Risotto with Coppa & Capers

Serves 4-6

 

2 Tbsp Extra Virgin Olive Oil (EVO)

½ onion, finely chopped

2 cups Ferron Carnaroli Rice

100ml white wine, (optional) at room temperature

4-5 cups Sabato Chicken Stock or Sabato Vegetable Stock , simmering

4-6 Tbsp Romulo Capers in Brine

100g sliced Coppa Stagionata ~ sliced , chopped - reserve 1/3 for garnish

Salt and freshly ground black pepper

1/2 cup Parmigiano Reggiano ~ Freshly Cracked Wedge , grated

 

In a heavy-based saucepan heat a little EVO and sauté the onion until soft. Add the rice and stir continuously for about 3 minutes (‘toasting’). If using wine, add, then let evaporate. Add the hot stock, stir gently and bring to a simmer. Cover and cook for about 15-18 minutes.

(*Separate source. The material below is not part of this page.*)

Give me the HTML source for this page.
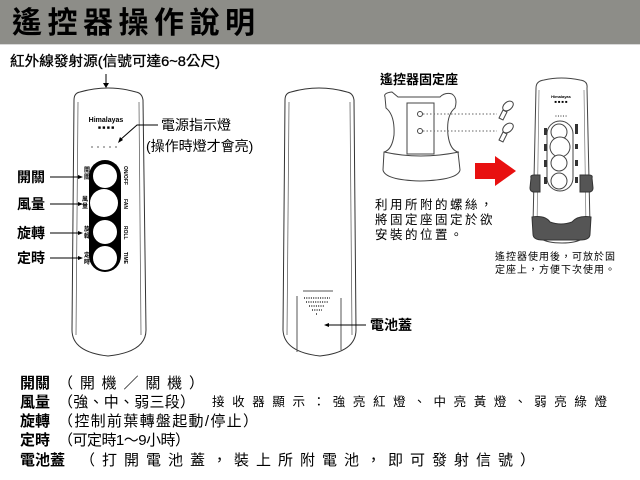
<!DOCTYPE html>
<html><head><meta charset="utf-8"><style>
html,body{margin:0;padding:0;background:#fff;width:640px;height:480px;overflow:hidden}
svg{display:block}
text{font-family:"Liberation Sans","Noto Sans CJK TC",sans-serif;fill:#000}
</style></head><body>
<svg width="640" height="480" viewBox="0 0 640 480">
<rect x="0" y="0" width="640" height="44" fill="#8d8d88"/>
<line x1="0" y1="44.5" x2="640" y2="44.5" stroke="#d8d8d8" stroke-width="1"/>
<text x="12" y="33" font-size="30" font-weight="bold" textLength="243" lengthAdjust="spacing">遙控器操作說明</text>

<text x="10" y="66" font-size="14" textLength="210" lengthAdjust="spacingAndGlyphs" stroke="#000" stroke-width="0.3">紅外線發射源(信號可達6~8公尺)</text>
<line x1="106" y1="74" x2="106" y2="85" stroke="#000"/>
<polygon points="103,83 109,83 106,88" fill="#000"/>

<!-- remote 1 -->
<path d="M74,100 Q74,93 80,92 Q108,84 136,92 Q142,93 143,100 L146,330 Q146,352 108,356 Q72,352 72,330 Z" fill="#fff" stroke="#333" stroke-width="1"/>
<path d="M78,102 L76,335 M139,102 L141,335" stroke="#666" stroke-width="0.8" fill="none"/>
<text x="106" y="122" font-size="7" font-weight="bold" text-anchor="middle">Himalayas</text>
<text x="106" y="129" font-size="5" text-anchor="middle">■ ■ ■ ■</text>
<g fill="#999"><circle cx="92" cy="147" r="1"/><circle cx="98" cy="147" r="1"/><circle cx="104" cy="147" r="1"/><circle cx="110" cy="147" r="1"/><circle cx="116" cy="147" r="1"/></g>
<rect x="89" y="160" width="32" height="112" rx="16" fill="#000"/>
<circle cx="105" cy="176" r="12" fill="#fff"/>
<circle cx="104" cy="203" r="14" fill="#fff"/>
<circle cx="105" cy="232" r="12" fill="#fff"/>
<circle cx="105" cy="258" r="12" fill="#fff"/>
<g font-size="6" font-weight="bold"><text x="84" y="172">開</text><text x="84" y="179">關</text><text x="82" y="201">風</text><text x="82" y="208">量</text><text x="84" y="231">旋</text><text x="84" y="238">轉</text><text x="84" y="257">定</text><text x="84" y="264">時</text></g>
<g font-size="5" font-weight="bold"><text transform="translate(124,166) rotate(90)">ON/OFF</text><text transform="translate(124,199) rotate(90)">FAN</text><text transform="translate(124,226) rotate(90)">ROLL</text><text transform="translate(124,252) rotate(90)">TIME</text></g>

<g font-size="14" font-weight="bold">
<text x="17" y="182">開關</text><text x="17" y="209">風量</text><text x="17" y="238">旋轉</text><text x="17" y="263">定時</text></g>
<g stroke="#000"><line x1="50" y1="177" x2="80" y2="177"/><line x1="50" y1="204" x2="80" y2="204"/><line x1="50" y1="233" x2="80" y2="233"/><line x1="50" y1="258" x2="80" y2="258"/></g>
<g fill="#000"><polygon points="78,175 83,177 78,179"/><polygon points="78,202 83,204 78,206"/><polygon points="78,231 83,233 78,235"/><polygon points="78,256 83,258 78,260"/></g>

<text x="161" y="130" font-size="14">電源指示燈</text>
<text x="146" y="151" font-size="14">(操作時燈才會亮)</text>
<polyline points="158,125 137,125 120,140" fill="none" stroke="#000"/>
<polygon points="118,143 120,137 123,140" fill="#000"/>

<!-- remote 2 -->
<path d="M285,100 Q285,93 291,92 Q319,84 347,92 Q353,93 354,100 L356,330 Q356,352 320,356 Q284,352 283,330 Z" fill="#fff" stroke="#333" stroke-width="1"/>
<path d="M289,102 L287,335 M350,102 L352,335" stroke="#666" stroke-width="0.8" fill="none"/>
<path d="M297,296 L297,352 M341,298 L341,350 M303,291 L333,291" stroke="#555" fill="none"/>
<g stroke="#000" stroke-width="1.2" stroke-dasharray="1,1.3">
<line x1="304" y1="298" x2="330" y2="298"/><line x1="306" y1="302" x2="328" y2="302"/><line x1="309" y1="306" x2="325" y2="306"/><line x1="312" y1="310" x2="322" y2="310"/><line x1="316" y1="314" x2="318" y2="314"/></g>
<line x1="327" y1="325" x2="366" y2="325" stroke="#000"/>
<polygon points="324,325 329,323 329,327" fill="#000"/>
<text x="370" y="330" font-size="14" font-weight="bold">電池蓋</text>

<!-- holder -->
<text x="380" y="84" font-size="13" font-weight="bold">遙控器固定座</text>
<path d="M385,97 Q383,93 392,92 L398,97 L440,97 Q445,92 452,94 Q458,98 455,108 Q446,115 448,135 Q450,150 458,152 L460,170 Q458,180 420,181 Q385,180 383,170 L384,152 Q392,150 394,135 Q395,115 386,108 Z" fill="#fff" stroke="#444"/>
<path d="M407,103 L434,103 L434,154 L407,154 Z M384,152 Q420,160 459,152" fill="none" stroke="#444"/>
<circle cx="420" cy="114" r="2.5" fill="#fff" stroke="#444"/>
<circle cx="420" cy="131" r="2.5" fill="#fff" stroke="#444"/>
<g stroke="#666" stroke-dasharray="1.5,2"><line x1="423" y1="114" x2="497" y2="114"/><line x1="423" y1="131" x2="497" y2="131"/></g>
<g fill="#fff" stroke="#444"><ellipse cx="508" cy="106" rx="6" ry="4" transform="rotate(-40 508 106)"/><path d="M503,110 L499,118 L503,120 L507,112 Z"/><ellipse cx="508" cy="128" rx="6" ry="4" transform="rotate(-40 508 128)"/><path d="M503,132 L499,140 L503,142 L507,134 Z"/></g>
<polygon points="475,163 495,163 495,156 516,171 495,186 495,179 475,179" fill="#e81010"/>
<g font-size="12.5" letter-spacing="2.5" fill="#333"><text x="375" y="209">利用所附的螺絲，</text><text x="375" y="224">將固定座固定於欲</text><text x="375" y="239">安裝的位置。</text></g>

<!-- small remote -->
<path d="M536,88 Q536,81 544,80 Q561,76 580,80 Q588,81 587,88 L590,225 Q590,243 562,243 Q533,243 533,225 Z" fill="#fff" stroke="#444"/>
<path d="M539,90 L537,228 M584,90 L586,228" stroke="#777" stroke-width="0.7"/>
<text x="561" y="98" font-size="4" font-weight="bold" text-anchor="middle">Himalayas</text>
<text x="561" y="103" font-size="4" text-anchor="middle">■ ■ ■ ■</text>
<text x="561" y="117" font-size="4" fill="#888" text-anchor="middle">• • • • •</text>
<rect x="547" y="121" width="26" height="70" rx="13" fill="#fff" stroke="#444"/>
<g fill="#fff" stroke="#444"><circle cx="559" cy="132" r="8"/><circle cx="560" cy="147" r="10"/><circle cx="559" cy="163" r="8"/><circle cx="559" cy="181" r="8"/></g>
<g fill="#333"><rect x="544" y="128" width="3" height="7"/><rect x="544" y="144" width="3" height="7"/><rect x="544" y="160" width="3" height="7"/><rect x="544" y="177" width="3" height="7"/><rect x="575" y="124" width="3" height="10"/><rect x="575" y="144" width="3" height="5"/><rect x="575" y="160" width="3" height="6"/><rect x="575" y="177" width="3" height="6"/></g>
<path d="M531,178 Q530,175 534,175 L540,175 L540,192 L533,192 Q530,191 530,188 Z" fill="#555" stroke="#333"/>
<path d="M592,178 Q593,175 589,175 L580,175 L580,192 L590,192 Q593,191 593,188 Z" fill="#555" stroke="#333"/>
<path d="M532,217 Q545,215 550,222 Q561,226 572,222 Q578,215 591,217 L590,234 Q590,240 580,240 L543,240 Q533,240 533,234 Z" fill="#555" stroke="#333"/>
<g font-size="10" fill="#333" letter-spacing="1"><text x="495" y="260">遙控器使用後，可放於固</text><text x="495" y="273">定座上，方便下次使用。</text></g>

<!-- bottom notes -->
<g font-size="15" font-weight="bold">
<text x="20" y="388">開關</text><text x="20" y="407">風量</text><text x="20" y="426">旋轉</text><text x="20" y="445">定時</text><text x="20" y="465">電池蓋</text></g>
<g font-size="15" fill="#333">
<text x="58" y="388" textLength="146" lengthAdjust="spacing">（開機／關機）</text>
<text x="58" y="407" textLength="137" lengthAdjust="spacing">（強、中、弱三段）</text>
<text x="212" y="406" font-size="12.5" textLength="395" lengthAdjust="spacing">接收器顯示：強亮紅燈、中亮黃燈、弱亮綠燈</text>
<text x="58" y="426" textLength="200" lengthAdjust="spacing">（控制前葉轉盤起動/停止）</text>
<text x="58" y="445" textLength="132" lengthAdjust="spacing">（可定時1～9小時）</text>
<text x="80" y="465" textLength="455" lengthAdjust="spacing">（打開電池蓋，裝上所附電池，即可發射信號）</text>
</g>
</svg>
</body></html>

When the rice is ‘al dente’ season and rest for a few minutes off the heat. Add the capers and coppa and ‘mantecare’ - stir the risotto off the heat to release the natural starches which make it creamy. Stir through Parmigiano Reggiano and a little extra stock if necessary.

Pan-fry the reserved coppa for a few minutes until crisp.
Serve the risotto topped with crisp coppa and freshly grated Parmigiano Reggiano.